Description

Burt Glinn was one of the most prolific photographers of the postwar period. His wide range of political and cultural interests and his consistent ability to obtain excellent photographs for any assignment have earned him the moniker the “editor’s photographer”. Pictured here, a sex worker in New York City, as part of an assignment on prostitution for New York Magazine in 1971. 

 

I think that what you've got to do is discover the essential truth of the situation, and have a point of view about it

Burt Glinn

Born in Pittsburgh, Pennsylvania, Burt Glinn served in the United States Army between 1943 and 1946, before studying literature at Harvard University, where he edited and photographed for the Harvard Crimson college newspaper.
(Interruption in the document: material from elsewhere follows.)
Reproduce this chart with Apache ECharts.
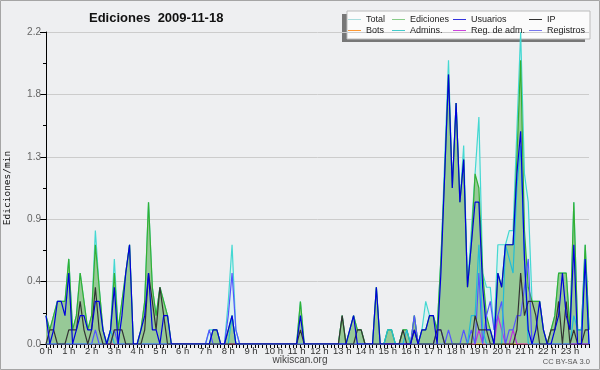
<!DOCTYPE html>
<html>
<head>
<meta charset="utf-8">
<script src="https://cdn.jsdelivr.net/npm/echarts@6/dist/echarts.min.js"></script>
<style>
html, body { margin: 0; padding: 0; background: #eeeff1; }
#main { width: 600px; height: 370px; }
</style>
</head>
<body>
<div id="main"></div>
<script>
// ediciones por minuto, tramos de 10 minutos (144 por dia)
var hourLabels = ['0 h','1 h','2 h','3 h','4 h','5 h','6 h','7 h','8 h','9 h','10 h','11 h',
    '12 h','13 h','14 h','15 h','16 h','17 h','18 h','19 h','20 h','21 h','22 h','23 h'];
var yTicks = [0, 0.44, 0.88, 1.32, 1.76, 2.2];

var total = [
    .2,.1,.2,.3,.3,.3,.6,.1,.2,.5,.3,.1,.2,.8,.4,.1,0,.1,.6,.1,.3,.5,.7,0,
    0,.1,.3,1.0,.4,.2,.4,.3,.2,0,0,0,0,0,0,0,0,0,0,.1,.1,.1,0,0,
    .3,.7,.1,0,0,0,0,0,0,0,0,0,0,0,0,0,0,0,0,.3,0,0,0,0,
    0,0,0,0,0,0,.2,0,.1,.2,.1,.1,0,0,0,.4,0,0,.1,.1,0,0,.1,.1,
    0,.2,0,.1,.3,.2,.2,.1,.6,1.3,2.0,1.1,1.7,1.0,1.4,.4,.8,1.2,1.6,.5,.4,.4,.1,.7,
    .7,.7,.8,.8,1.5,2.2,1.2,1.0,.3,.3,.3,.1,0,.1,.2,.5,.5,.5,.1,1.0,.1,.1,.7,.1
];
var ediciones = [
    .2,.1,.2,.3,.3,.3,.6,.1,.2,.5,.3,.1,.2,.7,.4,.1,0,.1,.5,.1,.3,.5,.7,0,
    0,.1,.3,1.0,.4,.2,.4,.3,.2,0,0,0,0,0,0,0,0,0,0,0,.1,.1,0,0,
    .1,.2,0,0,0,0,0,0,0,0,0,0,0,0,0,0,0,0,0,.3,0,0,0,0,
    0,0,0,0,0,0,.2,0,.1,.2,.1,.1,0,0,0,.4,0,0,.1,.1,0,0,.1,.1,
    0,.2,0,.1,.1,.2,.2,.1,.6,1.2,1.9,1.1,1.7,1.0,1.3,.4,.7,1.2,1.1,.5,.2,.1,0,.5,
    .4,.7,.7,.7,1.3,2.0,.8,.4,.3,.3,.3,.1,0,.1,.2,.5,.5,.5,.1,1.0,.1,.1,.7,.1
];
var usuarios = [
    .2,0,.1,.3,.3,.2,.5,0,.1,.2,.2,.1,.1,.3,.3,.1,0,.1,.4,0,.2,.5,.7,0,
    0,.1,.2,.5,.1,.1,0,.2,.2,0,0,0,0,0,0,0,0,0,0,0,.1,.1,0,0,
    .1,.2,0,0,0,0,0,0,0,0,0,0,0,0,0,0,0,0,0,.2,0,0,0,0,
    0,0,0,0,0,0,0,0,.1,.2,0,0,0,0,0,.4,0,0,0,0,0,0,0,0,
    0,.1,0,.1,.1,.2,.2,0,.5,1.2,1.9,1.1,1.7,1.0,1.3,.4,.7,1.0,1.0,.4,.1,.1,0,.5,
    .4,.7,.7,.7,1.2,1.5,.6,.1,0,.1,.3,.1,0,0,.1,.2,.5,.2,.1,.7,0,0,.6,0
];
var ip = [
    0,.1,.1,0,0,0,.1,.1,.1,.3,.1,0,.1,.4,.1,0,0,0,.1,.1,.1,0,0,0,
    0,0,.1,.5,.3,.1,.4,.2,0,0,0,0,0,0,0,0,0,0,0,0,0,0,0,0,
    0,0,0,0,0,0,0,0,0,0,0,0,0,0,0,0,0,0,0,.1,0,0,0,0,
    0,0,0,0,0,0,.2,0,0,0,.1,.1,0,0,0,0,0,0,0,0,0,0,.1,0,
    0,.1,0,0,0,0,0,.1,.1,0,0,0,0,0,0,0,0,.2,.1,.1,.1,0,0,0,
    0,0,0,0,.1,.5,.2,.3,.3,.2,0,0,0,.1,.1,.3,0,.3,0,.1,0,0,.1,.1
];
var bots = [
    0,0,0,0,0,0,0,0,0,0,0,0,0,0,0,0,0,0,0,0,0,0,0,0,
    0,0,0,0,0,0,0,0,0,0,0,0,0,0,0,0,0,0,0,0,0,0,0,0,
    0,0,0,0,0,0,0,0,0,0,0,0,0,0,0,0,0,0,0,0,0,0,0,0,
    0,0,0,0,0,0,0,0,0,0,0,0,0,0,0,0,0,0,0,0,0,0,0,0,
    0,0,0,0,0,0,0,0,0,0,0,0,0,0,0,0,0,0,0,0,0,0,0,0,
    0,0,0,0,0,0,0,0,0,0,0,0,0,0,0,0,0,0,0,0,0,0,0,0
];
var admins = [
    0,0,0,0,0,0,0,0,0,0,0,0,0,0,0,0,0,.1,0,0,0,0,0,0,
    0,0,0,0,0,0,0,0,0,0,0,0,0,0,0,0,0,0,0,0,0,0,0,0,
    0,.2,0,0,0,0,0,0,0,0,0,0,0,0,0,0,0,0,0,0,0,0,0,0,
    0,0,0,0,0,0,0,0,0,0,0,0,0,0,0,0,0,0,.1,.1,0,0,0,.1,
    0,0,0,0,0,0,0,0,0,0,0,0,0,0,0,0,.2,.2,.7,.1,0,0,0,0,
    0,.7,.6,.5,1.1,1.4,.6,0,0,0,0,0,0,0,0,0,0,0,0,.2,.1,.1,.6,0
];
var regAdm = [
    0,0,0,0,0,0,0,0,0,0,0,0,0,0,0,0,0,0,0,0,0,0,0,0,
    0,0,0,0,0,0,0,0,0,0,0,0,0,0,0,0,0,0,0,0,0,0,0,0,
    0,0,0,0,0,0,0,0,0,0,0,0,0,0,0,0,0,0,0,0,0,0,0,0,
    0,0,0,0,0,0,0,0,0,0,0,0,0,0,0,0,0,0,0,0,0,0,0,0,
    0,0,0,0,0,0,0,0,0,0,0,0,0,0,0,0,0,0,.1,0,0,0,0,.2,
    .1,0,0,.1,0,0,0,0,0,0,0,0,0,0,0,0,0,0,0,0,0,0,0,0
];
var registros = [
    0,0,0,0,0,0,0,0,0,0,0,0,0,.1,0,0,0,0,.1,0,0,0,0,0,
    0,0,0,0,0,0,0,0,0,0,0,0,0,0,0,0,0,0,0,.1,0,0,0,0,
    .2,.5,.1,0,0,0,0,0,0,0,0,0,0,0,0,0,0,0,0,0,0,0,0,0,
    0,0,0,0,0,0,0,0,0,0,0,0,0,0,0,0,0,0,0,0,0,0,0,0,
    0,.2,0,0,0,0,0,.1,.1,0,.1,0,0,0,.1,0,.1,0,.5,0,.2,.3,.1,.2,
    .3,0,.1,.1,.2,.2,.4,.6,0,0,0,0,0,0,0,0,0,0,0,0,0,0,0,0
];

var slots = [];
for (var i = 0; i < total.length; i++) slots.push(String(i));

var font = 'Liberation Sans';

function lineSerie(name, data, color, z) {
    return {
        name: name,
        type: 'line',
        data: data,
        symbol: 'none',
        z: z,
        lineStyle: { color: color, width: 1.2 },
        itemStyle: { color: color }
    };
}

function legendCol(left, names, colors) {
    return {
        orient: 'vertical',
        left: left,
        top: 14,
        padding: 0,
        itemGap: 0,
        itemWidth: 13,
        itemHeight: 1,
        icon: 'rect',
        selectedMode: false,
        textStyle: { fontFamily: font, fontSize: 9, color: '#222', lineHeight: 11, padding: [0, 0, 0, 0] },
        data: [
            { name: names[0], itemStyle: { color: colors[0] } },
            { name: names[1], itemStyle: { color: colors[1] } }
        ]
    };
}

var myChart = echarts.init(document.getElementById('main'), null, { renderer: 'canvas' });
var option = {
    backgroundColor: '#eeeff1',
    animation: false,
    title: {
        text: 'Ediciones  2009-11-18',
        left: 84,
        top: 7,
        textStyle: { fontFamily: font, fontSize: 13, fontWeight: 'bold', color: '#111' }
    },
    legend: [
        legendCol(348, ['Total', 'Bots'], ['#aadddd', '#ff9933']),
        legendCol(392, ['Ediciones', 'Admins.'], ['#88cc88', '#44cccc']),
        legendCol(453, ['Usuarios', 'Reg. de adm.'], ['#3333dd', '#cc44dd']),
        legendCol(529, ['IP', 'Registros'], ['#333333', '#7777ee'])
    ],
    grid: { left: 46, right: 11, top: 32, bottom: 26, outerBoundsMode: 'none', containLabel: false },
    xAxis: {
        type: 'category',
        data: slots,
        boundaryGap: false,
        axisLine: { lineStyle: { color: '#000', width: 1 } },
        axisTick: { interval: 0, length: 4, lineStyle: { color: '#000' } },
        axisLabel: {
            interval: function (idx) { return idx % 6 === 0; },
            formatter: function (v, idx) { return hourLabels[idx / 6]; },
            fontFamily: font,
            fontSize: 9.5,
            color: '#333',
            margin: 2
        },
        splitLine: { show: false }
    },
    yAxis: {
        type: 'value',
        min: 0,
        max: yTicks[yTicks.length - 1],
        interval: yTicks[1],
        name: 'Ediciones/min',
        nameLocation: 'middle',
        nameGap: 33,
        nameTextStyle: { fontFamily: 'DejaVu Sans Mono', fontSize: 9.5, color: '#111' },
        axisLine: { show: true, lineStyle: { color: '#000', width: 1 } },
        axisTick: { show: true, length: 6, lineStyle: { color: '#000' } },
        minorTick: { show: true, splitNumber: 2, length: 3, lineStyle: { color: '#000' } },
        axisLabel: {
            formatter: function (v) { return v.toFixed(1); },
            fontFamily: font,
            fontSize: 10,
            color: '#666',
            margin: 5
        },
        splitLine: { show: true, lineStyle: { color: '#cccccc', width: 1 } }
    },
    graphic: [
        { type: 'rect', z: -1, shape: { x: 342, y: 14, width: 243, height: 28 }, style: { fill: '#777' } },
        { type: 'rect', z: -1, shape: { x: 347, y: 11, width: 243, height: 28 }, style: { fill: '#fbfbfb', stroke: '#bbbbbb', lineWidth: 1 } },
        { type: 'text', left: 'center', top: 355, style: { text: 'wikiscan.org', font: '10px "Liberation Sans"', fill: '#444' } },
        { type: 'text', right: 10, top: 358, style: { text: 'CC BY-SA 3.0', font: '7.5px "Liberation Sans"', fill: '#555' } },
        { type: 'rect', z: 100, silent: true, shape: { x: 0.5, y: 0.5, width: 599, height: 369 }, style: { fill: 'none', stroke: '#a5a5a5', lineWidth: 1 } }
    ],
    series: [
        {
            name: 'Total', type: 'line', data: total, symbol: 'none', z: 1,
            lineStyle: { color: '#44d8d2', width: 1.2 },
            itemStyle: { color: '#44d8d2' },
            areaStyle: { color: '#dcf1f0', opacity: 1 }
        },
        {
            name: 'Ediciones', type: 'line', data: ediciones, symbol: 'none', z: 2,
            lineStyle: { color: '#33b033', width: 1.2 },
            itemStyle: { color: '#33b033' },
            areaStyle: { color: '#97c997', opacity: 1 }
        },
        lineSerie('Bots', bots, '#ff9933', 3),
        lineSerie('Reg. de adm.', regAdm, '#bb33dd', 4),
        lineSerie('Registros', registros, '#5555ff', 5),
        lineSerie('Admins.', admins, '#22bcd6', 6),
        lineSerie('IP', ip, '#333333', 7),
        lineSerie('Usuarios', usuarios, '#0000dd', 8)
    ]
};
myChart.setOption(option);
</script>
</body>
</html>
From 1949 to 1950, Glinn worked for LIFE magazine before becoming a freelancer.

Glinn became an associate member of Magnum in 1951, along with Eve Arnold and Dennis Stock – the first Americans to join the young photo agency – and a full member in 1954.

He has received numerous awards for his editorial and commercial photography, including the Best Book of Photographic Reporting from Abroad from the Overseas Press Club and the Best Print Ad of the Year from the Art Directors Club of New York. Glinn has served as president of the American Society of Media Photographers. He was president of Magnum between 1972 and 1975 and was re-elected to the post in 1987.